The Labour Codes are coming
India's four consolidated Labour Codes (on wages, social security, industrial relations and occupational safety) are legislated but their full implementation has been phased and partly pending. They will eventually reshape some of these thresholds and definitions. Build your payroll on the current rules, but keep an eye on the Codes' rollout, this is forward reform, so treat any change as 'proposed to be' until it is actually in force in your state.
EPF and MP Act 1952; ESI Act 1948; Payment of Gratuity Act 1972; Payment of Bonus Act 1965
State Shops and Establishments Acts; state professional-tax Acts
Frequently asked questions
Do I have to run PF and ESI for my first employee?+
Generally no. EPF applies from 20 employees and ESI from 10 (for employees within the wage ceiling), so a single hire usually does not trigger either. You can offer voluntary EPF coverage earlier if you wish, but you are not legally obliged to for one employee below the thresholds.

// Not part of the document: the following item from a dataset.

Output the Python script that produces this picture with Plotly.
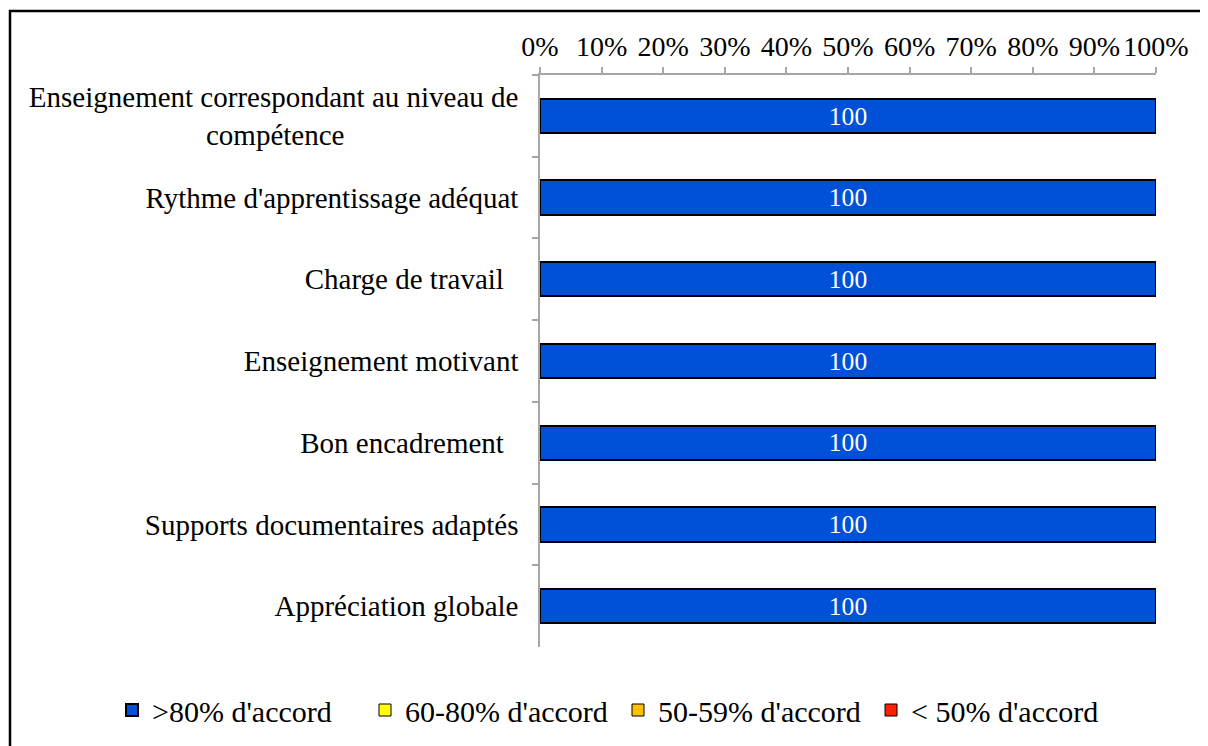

What must I actually do at employee one?+
Get a TAN, deduct salary TDS under Section 192 where the pay is taxable and file quarterly TDS returns, register under your state's Shops and Establishments Act, and handle professional tax where your state levies it. Issue Form 16 after year-end. That is the core; the heavier registrations come later with headcount.
When does gratuity become payable?+
The Payment of Gratuity Act applies from 10 employees, and gratuity becomes payable to an employee who completes 5 years of continuous service (with exceptions for death or disablement). So a new, small employer with a recent first hire is not yet in gratuity territory, but should plan for it as the team grows.
Is there a tax benefit for hiring?+
Yes, Section 80JJAA gives a deduction for additional employee cost, an extra 30% of the additional wages paid to new eligible employees, for three years, subject to conditions. It is available to business taxpayers and survives under the new regime, so it is worth checking when you start hiring.